- _What the task asks_: Images should be left out, and everything else in the listing reproduced exactly.

____________________

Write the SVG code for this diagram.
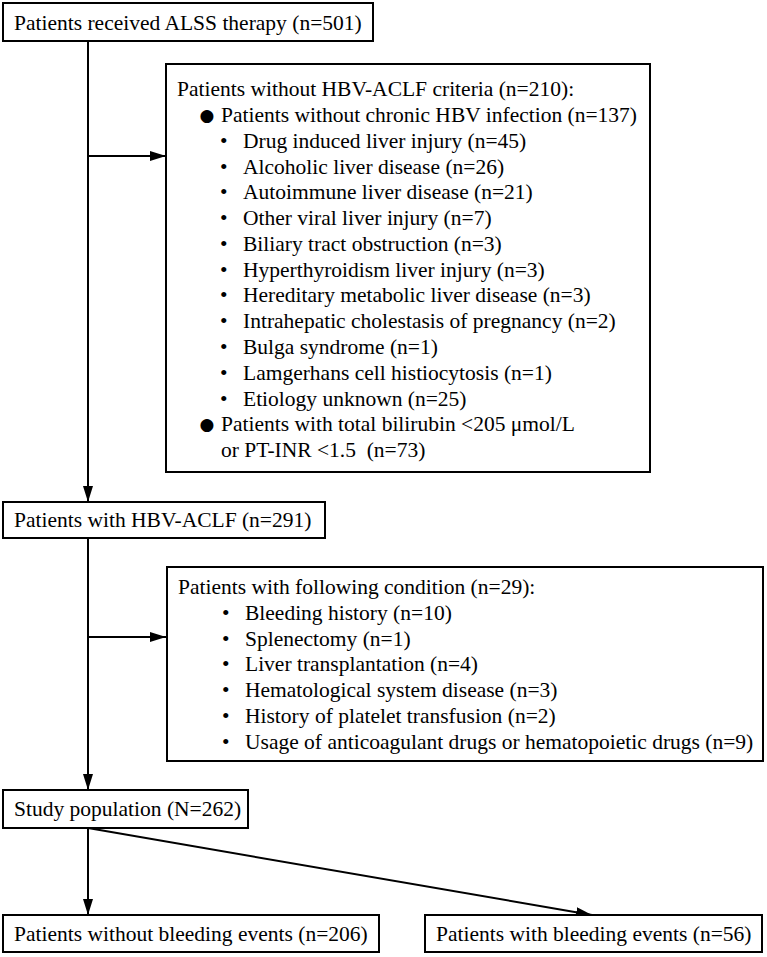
<svg xmlns="http://www.w3.org/2000/svg" width="767" height="957" viewBox="0 0 767 957">
<style>
.box{fill:#fff;stroke:#000;stroke-width:2}
.t{font-family:"Liberation Serif","Times New Roman",serif;font-size:21.5px;fill:#000}
.bb{font-family:"DejaVu Sans",sans-serif;font-size:17px;fill:#000}
.ln{stroke:#000;stroke-width:2;fill:none}
</style>
<defs>
<marker id="ah" viewBox="0 0 16 10" refX="16" refY="5" markerWidth="16" markerHeight="10" markerUnits="userSpaceOnUse" orient="auto">
<path d="M0,0 L16,5 L0,10 Z" fill="#000"/>
</marker>
</defs>
<rect width="767" height="957" fill="#fff"/>
<g id="connectors">
<line class="ln" x1="88" y1="41" x2="88" y2="502" marker-end="url(#ah)"/>
<line class="ln" x1="88" y1="156" x2="166" y2="156" marker-end="url(#ah)"/>
<line class="ln" x1="88" y1="538" x2="88" y2="790" marker-end="url(#ah)"/>
<line class="ln" x1="88" y1="637" x2="166" y2="637" marker-end="url(#ah)"/>
<line class="ln" x1="88" y1="828" x2="88" y2="915" marker-end="url(#ah)"/>
<line class="ln" x1="88" y1="828" x2="592" y2="915" marker-end="url(#ah)"/>
</g>
<g id="n_alss">
<rect class="box" x="3" y="3" width="370" height="38"/>
<text class="t" x="14" y="30">Patients received ALSS therapy (n=501)</text>
</g>
<g id="n_excl1">
<rect class="box" x="166" y="64" width="484" height="408"/>
<text class="t" x="177" y="96">Patients without HBV-ACLF criteria (n=210):</text>
<text class="bb" x="207" y="121" text-anchor="middle">●</text>
<text class="t" x="221" y="122">Patients without chronic HBV infection (n=137)</text>
<text class="t" x="220" y="147.8">•</text><text class="t" x="243" y="147.8">Drug induced liver injury (n=45)</text>
<text class="t" x="220" y="173.5">•</text><text class="t" x="243" y="173.5">Alcoholic liver disease (n=26)</text>
<text class="t" x="220" y="199.3">•</text><text class="t" x="243" y="199.3">Autoimmune liver disease (n=21)</text>
<text class="t" x="220" y="225.1">•</text><text class="t" x="243" y="225.1">Other viral liver injury (n=7)</text>
<text class="t" x="220" y="250.9">•</text><text class="t" x="243" y="250.9">Biliary tract obstruction (n=3)</text>
<text class="t" x="220" y="276.6">•</text><text class="t" x="243" y="276.6">Hyperthyroidism liver injury (n=3)</text>
<text class="t" x="220" y="302.4">•</text><text class="t" x="243" y="302.4">Hereditary metabolic liver disease (n=3)</text>
<text class="t" x="220" y="328.2">•</text><text class="t" x="243" y="328.2">Intrahepatic cholestasis of pregnancy (n=2)</text>
<text class="t" x="220" y="353.9">•</text><text class="t" x="243" y="353.9">Bulga syndrome (n=1)</text>
<text class="t" x="220" y="379.7">•</text><text class="t" x="243" y="379.7">Lamgerhans cell histiocytosis (n=1)</text>
<text class="t" x="220" y="405.5">•</text><text class="t" x="243" y="405.5">Etiology unknown (n=25)</text>
<text class="bb" x="207" y="430.2" text-anchor="middle">●</text>
<text class="t" x="221" y="431.2">Patients with total bilirubin &lt;205 μmol/L</text>
<text class="t" x="221" y="457" style="white-space:pre">or PT-INR &lt;1.5  (n=73)</text>
</g>
<g id="n_hbv">
<rect class="box" x="3" y="502" width="322" height="36"/>
<text class="t" x="14" y="527">Patients with HBV-ACLF (n=291)</text>
</g>
<g id="n_excl2">
<rect class="box" x="167" y="567" width="596" height="194"/>
<text class="t" x="178" y="594">Patients with following condition (n=29):</text>
<text class="t" x="222" y="619.8">•</text><text class="t" x="245" y="619.8">Bleeding history (n=10)</text>
<text class="t" x="222" y="645.6">•</text><text class="t" x="245" y="645.6">Splenectomy (n=1)</text>
<text class="t" x="222" y="671.4">•</text><text class="t" x="245" y="671.4">Liver transplantation (n=4)</text>
<text class="t" x="222" y="697.2">•</text><text class="t" x="245" y="697.2">Hematological system disease (n=3)</text>
<text class="t" x="222" y="723">•</text><text class="t" x="245" y="723">History of platelet transfusion (n=2)</text>
<text class="t" x="222" y="748.8">•</text><text class="t" x="245" y="748.8">Usage of anticoagulant drugs or hematopoietic drugs (n=9)</text>
</g>
<g id="n_study">
<rect class="box" x="3" y="790" width="245" height="38"/>
<text class="t" x="14" y="816">Study population (N=262)</text>
</g>
<g id="n_nobleed">
<rect class="box" x="3" y="915" width="376" height="37"/>
<text class="t" x="14" y="941">Patients without bleeding events (n=206)</text>
</g>
<g id="n_bleed">
<rect class="box" x="425" y="915" width="337" height="37"/>
<text class="t" x="436" y="941">Patients with bleeding events (n=56)</text>
</g>
</svg>
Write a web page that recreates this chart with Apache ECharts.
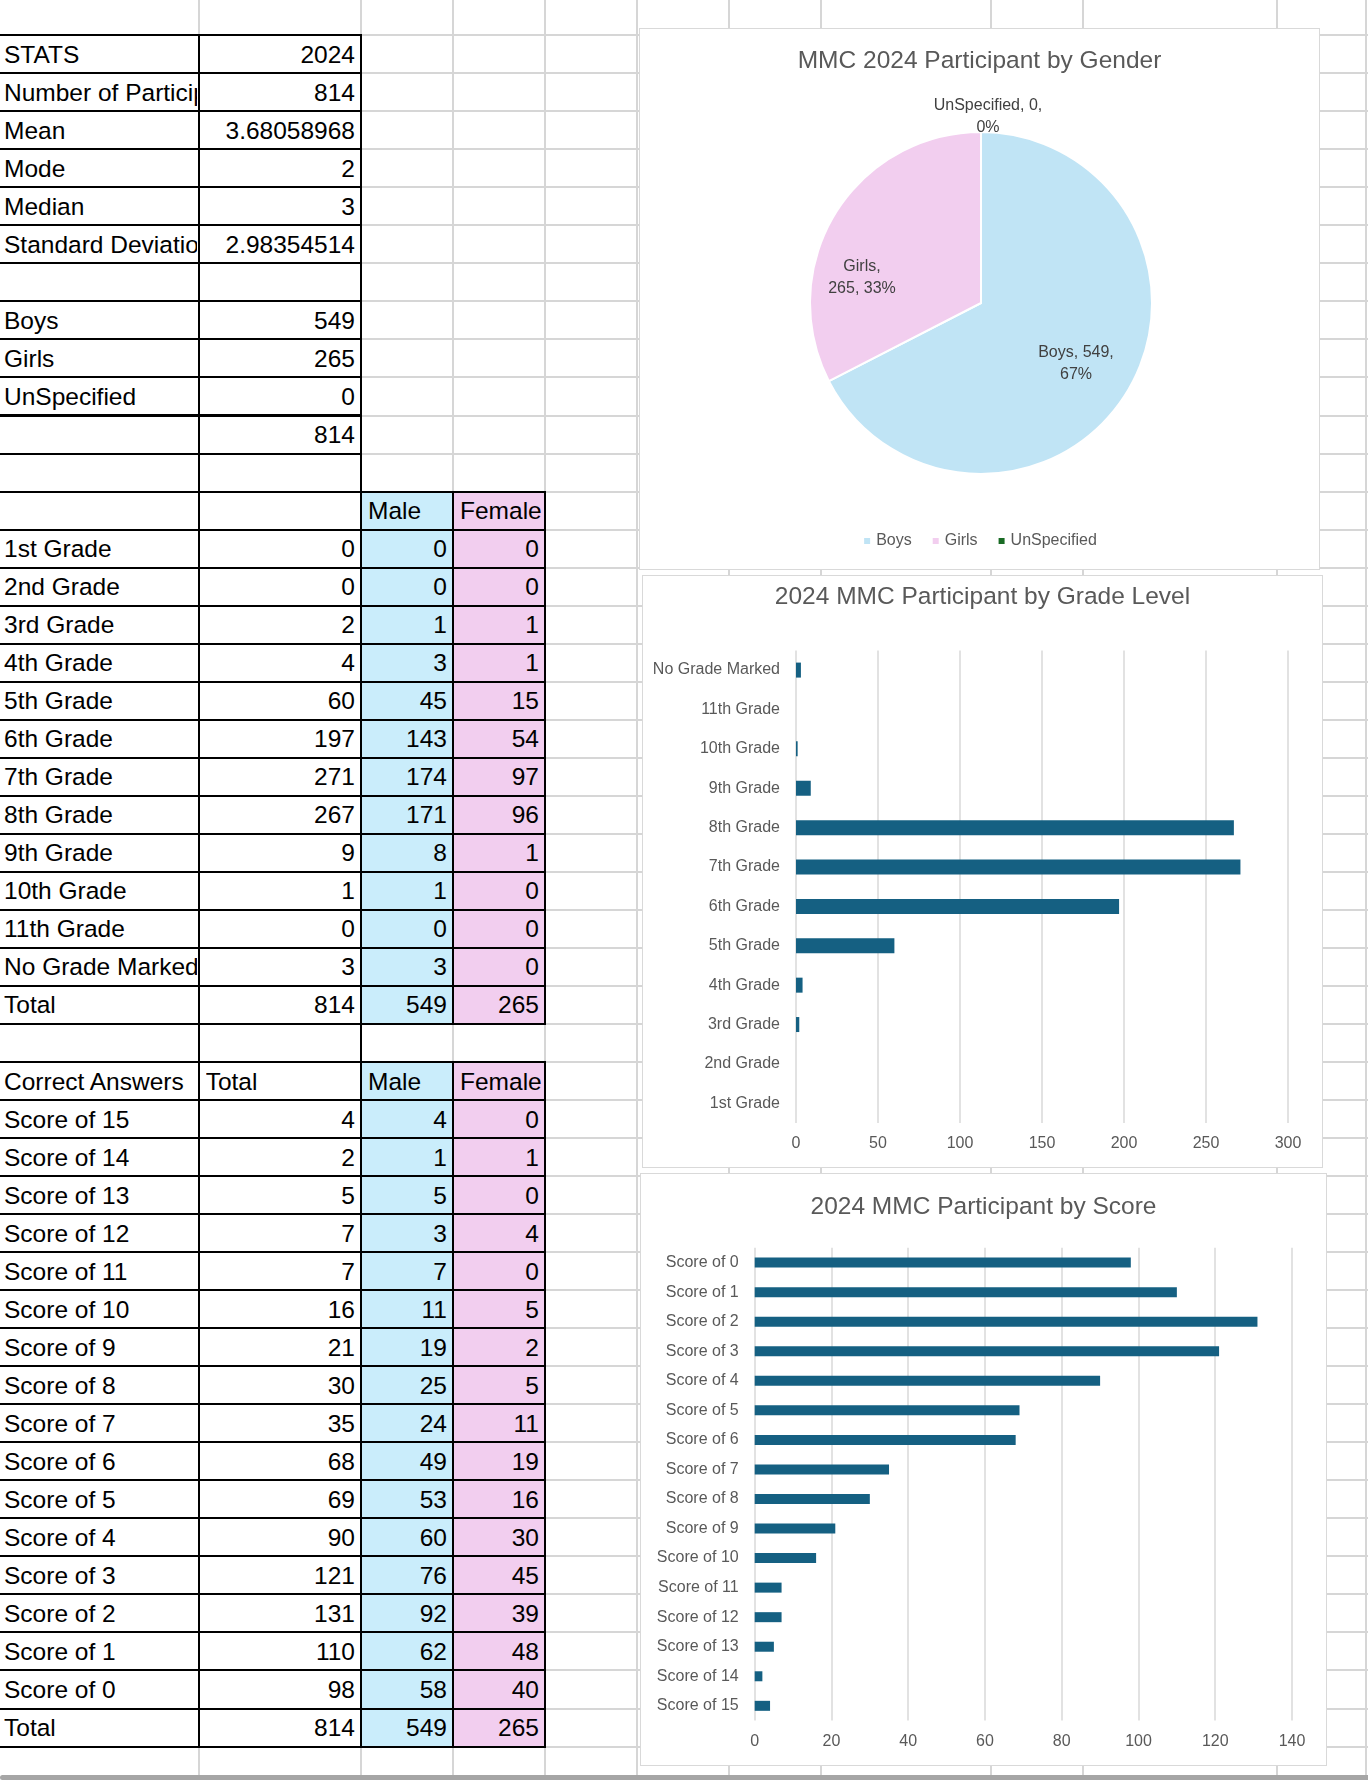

____________________

- _Result below_:
Write the SVG code for this diagram.
<svg xmlns="http://www.w3.org/2000/svg" width="767" height="957" viewBox="0 0 767 957">
<style>
.box{fill:#fff;stroke:#000;stroke-width:2}
.t{font-family:"Liberation Serif","Times New Roman",serif;font-size:21.5px;fill:#000}
.bb{font-family:"DejaVu Sans",sans-serif;font-size:17px;fill:#000}
.ln{stroke:#000;stroke-width:2;fill:none}
</style>
<defs>
<marker id="ah" viewBox="0 0 16 10" refX="16" refY="5" markerWidth="16" markerHeight="10" markerUnits="userSpaceOnUse" orient="auto">
<path d="M0,0 L16,5 L0,10 Z" fill="#000"/>
</marker>
</defs>
<rect width="767" height="957" fill="#fff"/>
<g id="connectors">
<line class="ln" x1="88" y1="41" x2="88" y2="502" marker-end="url(#ah)"/>
<line class="ln" x1="88" y1="156" x2="166" y2="156" marker-end="url(#ah)"/>
<line class="ln" x1="88" y1="538" x2="88" y2="790" marker-end="url(#ah)"/>
<line class="ln" x1="88" y1="637" x2="166" y2="637" marker-end="url(#ah)"/>
<line class="ln" x1="88" y1="828" x2="88" y2="915" marker-end="url(#ah)"/>
<line class="ln" x1="88" y1="828" x2="592" y2="915" marker-end="url(#ah)"/>
</g>
<g id="n_alss">
<rect class="box" x="3" y="3" width="370" height="38"/>
<text class="t" x="14" y="30">Patients received ALSS therapy (n=501)</text>
</g>
<g id="n_excl1">
<rect class="box" x="166" y="64" width="484" height="408"/>
<text class="t" x="177" y="96">Patients without HBV-ACLF criteria (n=210):</text>
<text class="bb" x="207" y="121" text-anchor="middle">●</text>
<text class="t" x="221" y="122">Patients without chronic HBV infection (n=137)</text>
<text class="t" x="220" y="147.8">•</text><text class="t" x="243" y="147.8">Drug induced liver injury (n=45)</text>
<text class="t" x="220" y="173.5">•</text><text class="t" x="243" y="173.5">Alcoholic liver disease (n=26)</text>
<text class="t" x="220" y="199.3">•</text><text class="t" x="243" y="199.3">Autoimmune liver disease (n=21)</text>
<text class="t" x="220" y="225.1">•</text><text class="t" x="243" y="225.1">Other viral liver injury (n=7)</text>
<text class="t" x="220" y="250.9">•</text><text class="t" x="243" y="250.9">Biliary tract obstruction (n=3)</text>
<text class="t" x="220" y="276.6">•</text><text class="t" x="243" y="276.6">Hyperthyroidism liver injury (n=3)</text>
<text class="t" x="220" y="302.4">•</text><text class="t" x="243" y="302.4">Hereditary metabolic liver disease (n=3)</text>
<text class="t" x="220" y="328.2">•</text><text class="t" x="243" y="328.2">Intrahepatic cholestasis of pregnancy (n=2)</text>
<text class="t" x="220" y="353.9">•</text><text class="t" x="243" y="353.9">Bulga syndrome (n=1)</text>
<text class="t" x="220" y="379.7">•</text><text class="t" x="243" y="379.7">Lamgerhans cell histiocytosis (n=1)</text>
<text class="t" x="220" y="405.5">•</text><text class="t" x="243" y="405.5">Etiology unknown (n=25)</text>
<text class="bb" x="207" y="430.2" text-anchor="middle">●</text>
<text class="t" x="221" y="431.2">Patients with total bilirubin &lt;205 μmol/L</text>
<text class="t" x="221" y="457" style="white-space:pre">or PT-INR &lt;1.5  (n=73)</text>
</g>
<g id="n_hbv">
<rect class="box" x="3" y="502" width="322" height="36"/>
<text class="t" x="14" y="527">Patients with HBV-ACLF (n=291)</text>
</g>
<g id="n_excl2">
<rect class="box" x="167" y="567" width="596" height="194"/>
<text class="t" x="178" y="594">Patients with following condition (n=29):</text>
<text class="t" x="222" y="619.8">•</text><text class="t" x="245" y="619.8">Bleeding history (n=10)</text>
<text class="t" x="222" y="645.6">•</text><text class="t" x="245" y="645.6">Splenectomy (n=1)</text>
<text class="t" x="222" y="671.4">•</text><text class="t" x="245" y="671.4">Liver transplantation (n=4)</text>
<text class="t" x="222" y="697.2">•</text><text class="t" x="245" y="697.2">Hematological system disease (n=3)</text>
<text class="t" x="222" y="723">•</text><text class="t" x="245" y="723">History of platelet transfusion (n=2)</text>
<text class="t" x="222" y="748.8">•</text><text class="t" x="245" y="748.8">Usage of anticoagulant drugs or hematopoietic drugs (n=9)</text>
</g>
<g id="n_study">
<rect class="box" x="3" y="790" width="245" height="38"/>
<text class="t" x="14" y="816">Study population (N=262)</text>
</g>
<g id="n_nobleed">
<rect class="box" x="3" y="915" width="376" height="37"/>
<text class="t" x="14" y="941">Patients without bleeding events (n=206)</text>
</g>
<g id="n_bleed">
<rect class="box" x="425" y="915" width="337" height="37"/>
<text class="t" x="436" y="941">Patients with bleeding events (n=56)</text>
</g>
</svg>
Write a web page that recreates this chart with Apache ECharts.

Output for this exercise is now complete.